> **Stored data**:
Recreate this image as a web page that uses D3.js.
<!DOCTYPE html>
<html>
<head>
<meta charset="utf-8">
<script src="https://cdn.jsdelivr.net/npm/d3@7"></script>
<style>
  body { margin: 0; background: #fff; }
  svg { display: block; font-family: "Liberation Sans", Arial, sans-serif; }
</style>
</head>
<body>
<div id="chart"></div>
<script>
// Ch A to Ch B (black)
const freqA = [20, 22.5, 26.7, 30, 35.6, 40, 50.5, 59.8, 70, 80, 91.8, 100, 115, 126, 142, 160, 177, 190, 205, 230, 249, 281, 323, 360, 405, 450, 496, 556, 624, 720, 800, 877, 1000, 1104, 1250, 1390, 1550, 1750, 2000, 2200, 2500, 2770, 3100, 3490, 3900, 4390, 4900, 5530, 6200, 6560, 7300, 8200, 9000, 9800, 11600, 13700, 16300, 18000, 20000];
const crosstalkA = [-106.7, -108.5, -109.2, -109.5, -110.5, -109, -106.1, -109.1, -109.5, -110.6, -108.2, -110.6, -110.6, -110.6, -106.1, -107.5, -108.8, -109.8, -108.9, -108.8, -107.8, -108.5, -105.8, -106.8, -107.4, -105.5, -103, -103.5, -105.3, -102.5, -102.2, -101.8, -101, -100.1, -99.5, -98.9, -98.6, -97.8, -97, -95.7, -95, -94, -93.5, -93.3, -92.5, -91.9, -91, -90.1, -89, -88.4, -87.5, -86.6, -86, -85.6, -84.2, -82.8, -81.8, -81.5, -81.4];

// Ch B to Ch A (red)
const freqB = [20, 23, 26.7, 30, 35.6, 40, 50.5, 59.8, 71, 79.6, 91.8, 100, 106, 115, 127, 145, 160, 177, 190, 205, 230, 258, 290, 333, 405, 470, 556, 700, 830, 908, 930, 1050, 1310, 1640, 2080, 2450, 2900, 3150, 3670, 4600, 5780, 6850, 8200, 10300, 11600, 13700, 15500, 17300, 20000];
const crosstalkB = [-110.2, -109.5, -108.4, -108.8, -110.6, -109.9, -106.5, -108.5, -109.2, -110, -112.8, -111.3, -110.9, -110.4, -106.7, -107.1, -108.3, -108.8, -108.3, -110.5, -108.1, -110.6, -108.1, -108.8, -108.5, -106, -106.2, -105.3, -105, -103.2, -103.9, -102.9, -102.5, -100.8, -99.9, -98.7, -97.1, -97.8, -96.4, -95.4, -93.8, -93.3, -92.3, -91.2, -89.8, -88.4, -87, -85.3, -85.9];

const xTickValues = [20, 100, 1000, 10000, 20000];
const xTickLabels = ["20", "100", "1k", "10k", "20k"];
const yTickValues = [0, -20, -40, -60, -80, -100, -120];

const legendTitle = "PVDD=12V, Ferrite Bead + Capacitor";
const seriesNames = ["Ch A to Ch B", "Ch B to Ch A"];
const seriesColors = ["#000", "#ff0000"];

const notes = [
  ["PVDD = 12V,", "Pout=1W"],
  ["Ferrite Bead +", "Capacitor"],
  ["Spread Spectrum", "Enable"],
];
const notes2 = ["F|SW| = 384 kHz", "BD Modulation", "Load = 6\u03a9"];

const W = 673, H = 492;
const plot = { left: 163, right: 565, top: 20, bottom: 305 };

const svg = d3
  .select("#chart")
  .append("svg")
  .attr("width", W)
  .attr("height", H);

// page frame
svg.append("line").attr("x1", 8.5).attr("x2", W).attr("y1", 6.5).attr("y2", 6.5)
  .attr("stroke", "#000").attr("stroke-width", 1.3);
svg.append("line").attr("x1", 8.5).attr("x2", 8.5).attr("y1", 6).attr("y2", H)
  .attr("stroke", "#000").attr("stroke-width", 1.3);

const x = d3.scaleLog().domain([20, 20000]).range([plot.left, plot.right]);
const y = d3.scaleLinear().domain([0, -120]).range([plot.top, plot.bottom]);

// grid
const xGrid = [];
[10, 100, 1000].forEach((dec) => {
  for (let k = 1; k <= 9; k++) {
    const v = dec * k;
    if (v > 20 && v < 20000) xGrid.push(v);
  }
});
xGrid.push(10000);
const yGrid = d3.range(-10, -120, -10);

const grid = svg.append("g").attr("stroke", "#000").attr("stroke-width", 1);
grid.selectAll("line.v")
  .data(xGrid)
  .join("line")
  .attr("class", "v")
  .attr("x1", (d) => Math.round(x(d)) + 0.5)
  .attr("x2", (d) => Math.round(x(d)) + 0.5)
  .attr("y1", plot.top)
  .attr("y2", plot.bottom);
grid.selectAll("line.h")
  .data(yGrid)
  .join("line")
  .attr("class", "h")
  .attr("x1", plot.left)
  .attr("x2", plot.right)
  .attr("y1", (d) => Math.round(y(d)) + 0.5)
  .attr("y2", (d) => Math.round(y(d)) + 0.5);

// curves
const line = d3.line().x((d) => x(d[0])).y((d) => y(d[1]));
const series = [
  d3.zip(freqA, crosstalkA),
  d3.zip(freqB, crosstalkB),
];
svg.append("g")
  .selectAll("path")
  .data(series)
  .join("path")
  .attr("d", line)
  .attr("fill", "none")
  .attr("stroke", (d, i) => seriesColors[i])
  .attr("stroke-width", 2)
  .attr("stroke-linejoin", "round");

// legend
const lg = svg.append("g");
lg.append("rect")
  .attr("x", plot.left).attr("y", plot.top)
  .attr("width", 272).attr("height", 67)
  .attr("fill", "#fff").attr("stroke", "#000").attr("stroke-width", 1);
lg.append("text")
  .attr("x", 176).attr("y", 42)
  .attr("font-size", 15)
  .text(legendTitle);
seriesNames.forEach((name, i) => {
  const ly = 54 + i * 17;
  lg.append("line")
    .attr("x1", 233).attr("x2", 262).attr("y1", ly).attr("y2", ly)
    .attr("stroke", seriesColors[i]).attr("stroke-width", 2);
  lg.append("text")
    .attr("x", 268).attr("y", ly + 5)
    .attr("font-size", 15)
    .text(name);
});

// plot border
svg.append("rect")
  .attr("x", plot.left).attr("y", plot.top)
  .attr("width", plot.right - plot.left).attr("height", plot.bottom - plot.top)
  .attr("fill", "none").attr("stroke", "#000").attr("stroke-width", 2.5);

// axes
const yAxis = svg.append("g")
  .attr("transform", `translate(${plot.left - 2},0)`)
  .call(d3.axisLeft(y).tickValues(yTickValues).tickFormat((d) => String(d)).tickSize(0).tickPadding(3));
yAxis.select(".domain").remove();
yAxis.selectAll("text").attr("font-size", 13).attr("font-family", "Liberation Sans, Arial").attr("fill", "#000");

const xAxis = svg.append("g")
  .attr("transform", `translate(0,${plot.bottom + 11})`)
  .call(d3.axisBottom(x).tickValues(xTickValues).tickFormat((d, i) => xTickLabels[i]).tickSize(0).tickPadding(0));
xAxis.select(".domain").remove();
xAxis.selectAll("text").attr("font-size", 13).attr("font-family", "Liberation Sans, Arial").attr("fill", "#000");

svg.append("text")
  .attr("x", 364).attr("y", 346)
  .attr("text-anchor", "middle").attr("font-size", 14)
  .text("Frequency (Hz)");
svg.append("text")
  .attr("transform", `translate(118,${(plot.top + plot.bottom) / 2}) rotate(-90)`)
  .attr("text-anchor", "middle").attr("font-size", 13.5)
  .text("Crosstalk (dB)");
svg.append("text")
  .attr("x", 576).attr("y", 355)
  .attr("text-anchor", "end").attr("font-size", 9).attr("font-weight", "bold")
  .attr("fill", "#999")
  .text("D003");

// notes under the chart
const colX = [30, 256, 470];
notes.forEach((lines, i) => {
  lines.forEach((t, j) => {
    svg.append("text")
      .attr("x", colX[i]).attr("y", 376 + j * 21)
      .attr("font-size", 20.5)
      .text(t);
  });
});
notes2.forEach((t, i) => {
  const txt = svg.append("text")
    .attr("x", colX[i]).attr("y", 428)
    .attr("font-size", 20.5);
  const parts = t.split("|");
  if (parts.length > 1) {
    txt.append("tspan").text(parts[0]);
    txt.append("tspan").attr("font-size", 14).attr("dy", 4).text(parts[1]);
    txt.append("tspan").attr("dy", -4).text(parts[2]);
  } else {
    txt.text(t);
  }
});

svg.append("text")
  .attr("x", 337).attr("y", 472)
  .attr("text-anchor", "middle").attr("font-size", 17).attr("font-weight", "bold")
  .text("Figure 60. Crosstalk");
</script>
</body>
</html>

> **Description of the task**:
Return only the lines from the beginning of the material up to and including the line with "-87, -85.3, -85.9];", exactly as written.

> **Solution to this task**:
Recreate this image as a web page that uses D3.js.
<!DOCTYPE html>
<html>
<head>
<meta charset="utf-8">
<script src="https://cdn.jsdelivr.net/npm/d3@7"></script>
<style>
  body { margin: 0; background: #fff; }
  svg { display: block; font-family: "Liberation Sans", Arial, sans-serif; }
</style>
</head>
<body>
<div id="chart"></div>
<script>
// Ch A to Ch B (black)
const freqA = [20, 22.5, 26.7, 30, 35.6, 40, 50.5, 59.8, 70, 80, 91.8, 100, 115, 126, 142, 160, 177, 190, 205, 230, 249, 281, 323, 360, 405, 450, 496, 556, 624, 720, 800, 877, 1000, 1104, 1250, 1390, 1550, 1750, 2000, 2200, 2500, 2770, 3100, 3490, 3900, 4390, 4900, 5530, 6200, 6560, 7300, 8200, 9000, 9800, 11600, 13700, 16300, 18000, 20000];
const crosstalkA = [-106.7, -108.5, -109.2, -109.5, -110.5, -109, -106.1, -109.1, -109.5, -110.6, -108.2, -110.6, -110.6, -110.6, -106.1, -107.5, -108.8, -109.8, -108.9, -108.8, -107.8, -108.5, -105.8, -106.8, -107.4, -105.5, -103, -103.5, -105.3, -102.5, -102.2, -101.8, -101, -100.1, -99.5, -98.9, -98.6, -97.8, -97, -95.7, -95, -94, -93.5, -93.3, -92.5, -91.9, -91, -90.1, -89, -88.4, -87.5, -86.6, -86, -85.6, -84.2, -82.8, -81.8, -81.5, -81.4];

// Ch B to Ch A (red)
const freqB = [20, 23, 26.7, 30, 35.6, 40, 50.5, 59.8, 71, 79.6, 91.8, 100, 106, 115, 127, 145, 160, 177, 190, 205, 230, 258, 290, 333, 405, 470, 556, 700, 830, 908, 930, 1050, 1310, 1640, 2080, 2450, 2900, 3150, 3670, 4600, 5780, 6850, 8200, 10300, 11600, 13700, 15500, 17300, 20000];
const crosstalkB = [-110.2, -109.5, -108.4, -108.8, -110.6, -109.9, -106.5, -108.5, -109.2, -110, -112.8, -111.3, -110.9, -110.4, -106.7, -107.1, -108.3, -108.8, -108.3, -110.5, -108.1, -110.6, -108.1, -108.8, -108.5, -106, -106.2, -105.3, -105, -103.2, -103.9, -102.9, -102.5, -100.8, -99.9, -98.7, -97.1, -97.8, -96.4, -95.4, -93.8, -93.3, -92.3, -91.2, -89.8, -88.4, -87, -85.3, -85.9];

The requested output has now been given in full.